Same "blog voice" talking, just a different focus. Though the occasional vintage photograph may seep through.

Thursday, August 31, 2006

Online conference content done right

University of Michigan is one of the partners in Google's mass digitization program. They are a partner, not a supplier: they're not just surrendering their content to the Big G, but also host the digitized books themselves, and do a lot of research into what this means. In march, they held a symposium Scholarship and Libraries in Transition, with speakers such as Clifford Lynch and Tim O'Reilly.

The content is interesting, but I'll leave that for another time. The problems of mass digitization are, unfortunate as it may be, at the moment not yet relevant for most libraries. But we can also learn from the presentation. Now that's the way to do it! Not only are all the talks available in streaming video, but there was also a symposium blog. A mixture of more and less official posts with sometimes lively comments, made during and shortly after the conference, in which the energy of the event comes through. What a huge improvement over a website with powerpoint slides!
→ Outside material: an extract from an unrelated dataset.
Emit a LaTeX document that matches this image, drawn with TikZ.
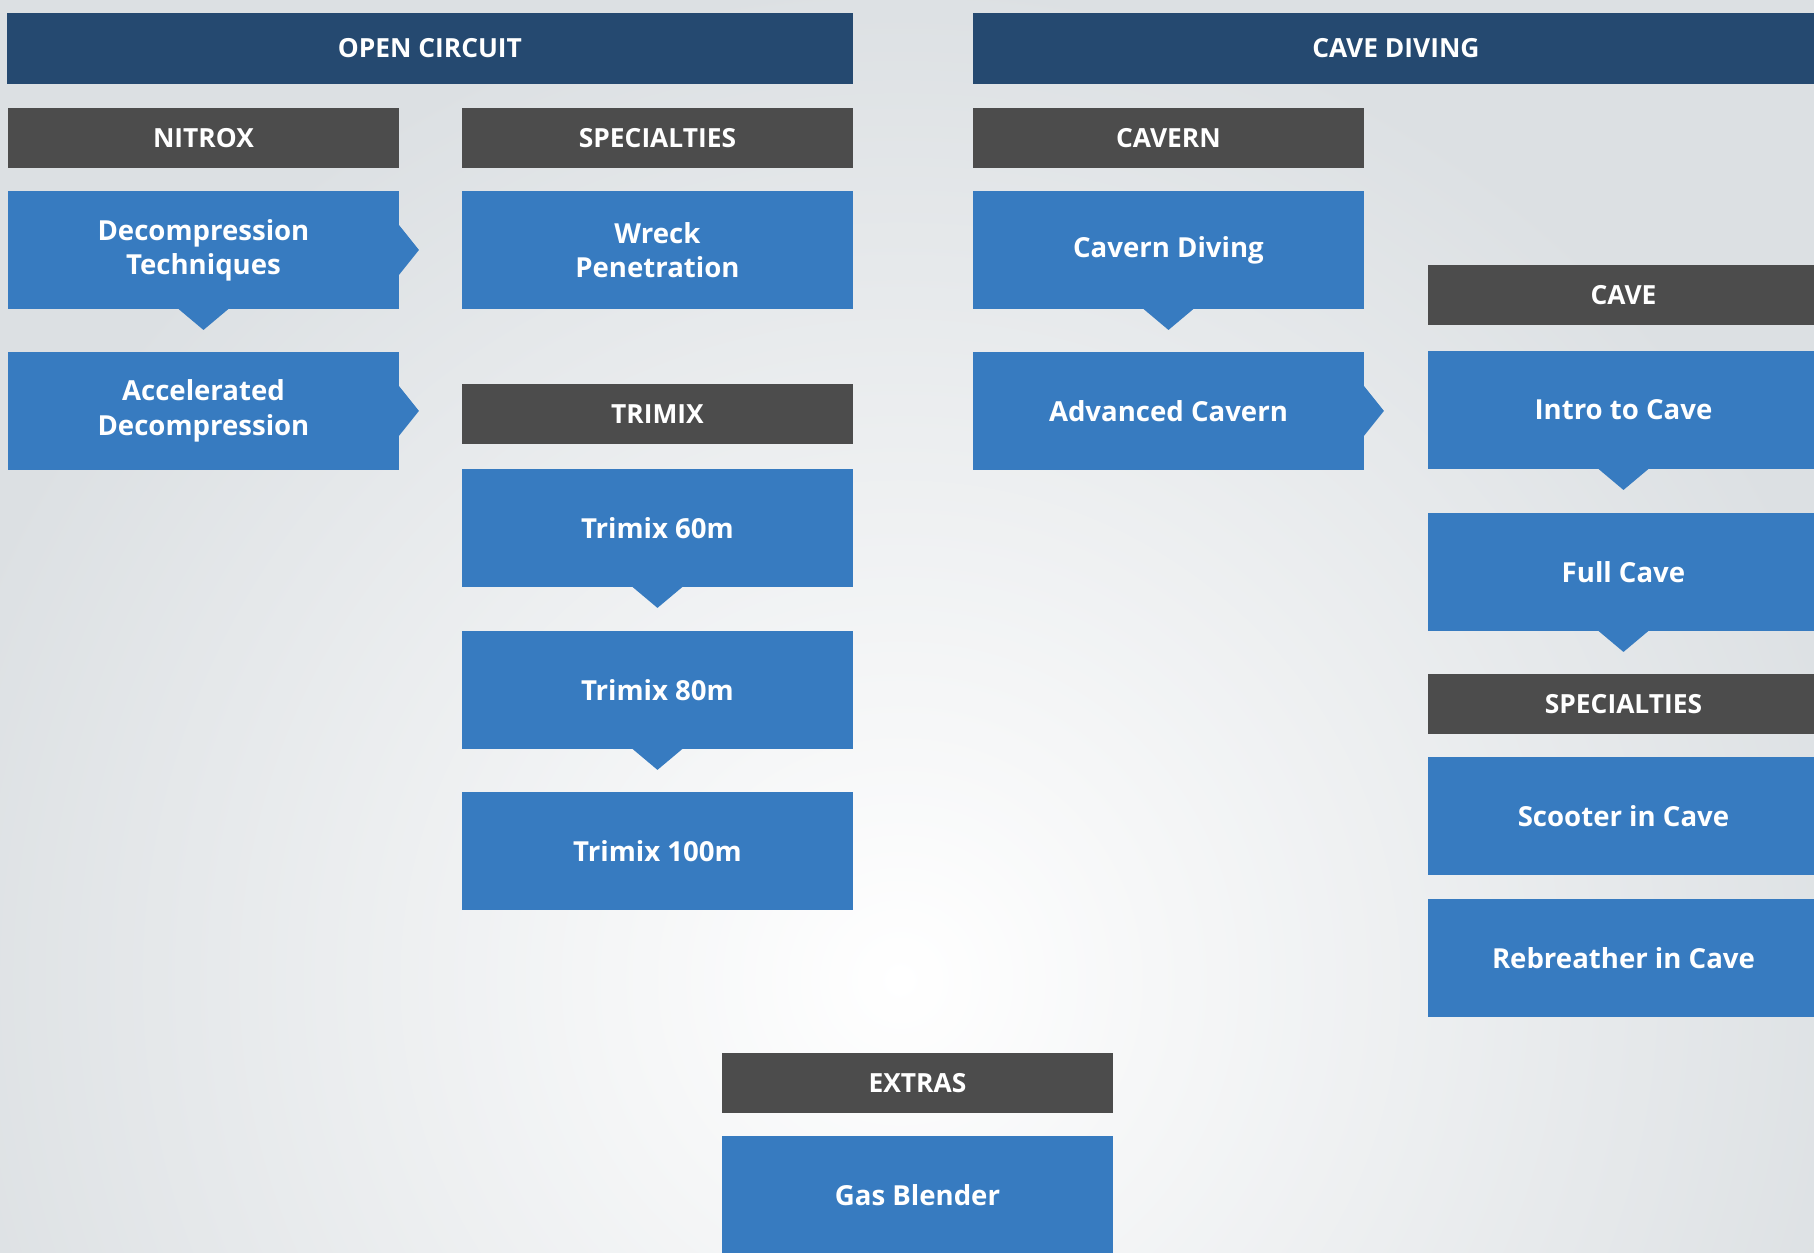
\documentclass[tikz,border=0pt]{standalone}
\usepackage{fontspec}
\setmainfont{Open Sans}
\usepackage{tikz}
\usetikzlibrary{calc,positioning}
\definecolor{navy}{HTML}{254970}
\definecolor{slate}{HTML}{4C4C4C}
\definecolor{course}{HTML}{377BC0}
\definecolor{bggray}{HTML}{DCE0E3}
\tikzstyle{banner} = [rectangle, fill=navy, text=white, font=\bfseries\fontsize{15}{18}\selectfont,
    minimum width=16.92cm, minimum height=1.42cm, inner sep=0pt, outer sep=0pt]
\tikzstyle{group} = [rectangle, fill=slate, text=white, font=\bfseries\fontsize{15}{18}\selectfont,
    minimum width=7.82cm, minimum height=1.2cm, inner sep=0pt, outer sep=0pt]
\tikzset{
  course/.style={
    rectangle,
    fill=course,
    text=white,
    font=\bfseries\fontsize{15.7}{19.5}\selectfont,
    align=center,
    minimum width=7.82cm,
    minimum height=2.36cm,
    inner sep=0pt, outer sep=0pt},
  notch/.style={fill=course},
}
\newcommand{\downnotch}[1]{\fill[notch] ($(#1.south)+(-25,0)$) -- ($(#1.south)+(0,-21)$) -- ($(#1.south)+(25,0)$) -- cycle;}
\newcommand{\rightnotch}[1]{\fill[notch] ($(#1.east)+(0,25)$) -- ($(#1.east)+(20,0)$) -- ($(#1.east)+(0,-25)$) -- cycle;}
\begin{document}
\begin{tikzpicture}[x=0.02cm, y=0.02cm]
    \useasboundingbox (0,0) rectangle (1814,-1253);
    % Background
    \fill[bggray] (0,0) rectangle (1814,-1253);
    \begin{scope}
      \clip (0,0) rectangle (1814,-1253);
      \shade[inner color=white, outer color=bggray] (900,-980) circle (1000);
    \end{scope}
    % Place nodes
    \node [banner, anchor=north west] at (7,-13) (openCircuit) {OPEN CIRCUIT};
    \node [banner, anchor=north west] at (973,-13) (caveDiving) {CAVE DIVING};
    \node [group, anchor=north west] at (8,-108) (nitrox) {NITROX};
    \node [course, below=0.46cm of nitrox] (decoTech) {Decompression\\Techniques};
    \node [course, below=0.86cm of decoTech] (accelDeco) {Accelerated\\Decompression};
    \node [group, anchor=north west] at (462,-108) (specOC) {SPECIALTIES};
    \node [course, below=0.46cm of specOC] (wreck) {Wreck\\Penetration};
    \node [group, below=1.5cm of wreck] (trimix) {TRIMIX};
    \node [course, below=0.5cm of trimix] (trimixSixty) {Trimix 60m};
    \node [course, below=0.88cm of trimixSixty] (trimixEighty) {Trimix 80m};
    \node [course, below=0.86cm of trimixEighty] (trimixHundred) {Trimix 100m};
    \node [group, anchor=north west] at (973,-108) (cavern) {CAVERN};
    \node [course, below=0.46cm of cavern] (cavernDiving) {Cavern Diving};
    \node [course, below=0.86cm of cavernDiving] (advCavern) {Advanced Cavern};
    \node [group, anchor=north west] at (1428,-265) (cave) {CAVE};
    \node [course, below=0.52cm of cave] (introCave) {Intro to Cave};
    \node [course, below=0.88cm of introCave] (fullCave) {Full Cave};
    \node [group, below=0.86cm of fullCave] (specCave) {SPECIALTIES};
    \node [course, below=0.46cm of specCave] (scooter) {Scooter in Cave};
    \node [course, below=0.48cm of scooter] (rebreather) {Rebreather in Cave};
    \node [group, anchor=north west] at (722,-1053) (extras) {EXTRAS};
    \node [course, below=0.46cm of extras] (gasBlender) {Gas Blender};
    % Draw notches
    \downnotch{decoTech}
    \rightnotch{decoTech}
    \rightnotch{accelDeco}
    \downnotch{trimixSixty}
    \downnotch{trimixEighty}
    \downnotch{cavernDiving}
    \rightnotch{advCavern}
    \downnotch{introCave}
    \downnotch{fullCave}
\end{tikzpicture}
\end{document}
There is a conversation going on in the blog, giving pointers to which talks to watch.

The last post is three weeks after, officially closing the comments. The blog stays online. Well done.

Wednesday, August 30, 2006

Tuesday, August 29, 2006

Being eaten from two sides

The Register has an interview with Colly Meyers of AQA. AQA offers an SMS answer-any-question-for-a-quid service, is apparently a phenonomon in the UK, and makes a decent profit. The interview centers on the 'demise of Google', though it might be a bit early for that, and Andrew Orlowski is always keen to predict the is nigh for the big G - you've got to look through that (not always easy, but worth it with El Reg).

From a library POV, the interesting thing is the service. This is a service which is on our turf! This is the work of the good old reference librarian, and here they are charging a quid and making profit with nine heads aboard.

Two observations. First, this once more establishes that there is a market for information, which includes a segment that is willing to pay good money for quality. Second, why have libraries left this to the market?

It's a wake-up call. We are being eaten, and not just by Google on one end, but on the other as well.

Monday, August 28, 2006

Spring is here!

The end of august 2006. Outside it's raining cats and dogs, inside I've just set up a new blog with the name Library Spring. The irony is hard to ignore.

Why Library Spring? The world of libraries is hardly blossoming. Another name could just as well have been Identity Crisis. But it is all too easy to be cynical, an protective mode to slip into.

Third paragraph already - let me introduce myself. My name is Driek Heesakkers, I work in the library of the University of Amsterdam, and this blog is intended as a work blog. It is not official, by no means, but a way to join the online discussion of the library world. I find myself adding more and more comments in my del.icio.us bookmarks tagged 'library'. The finaly drop was that one day after the opening day of TICER 2006, I met one of the Dutch Librarybloggers, just as I was bubbling over with observations and thoughts. Time for a blog on my thoughts on library innovation.

I have been blogging personally for a long time now (available with a quick google) but mostly avoided work. At the start of this experiment, these barriers will stay up, let's see how it goes.

Finally - why in English? Not just because, in the words of Henk Ellerman, English is an open standard, because the interesting conversations happen there, or because I'm used to it (blogging in Dutch just feels wrong). I like distance it creates with day-to-day routine (to which I hastily have to retreat now).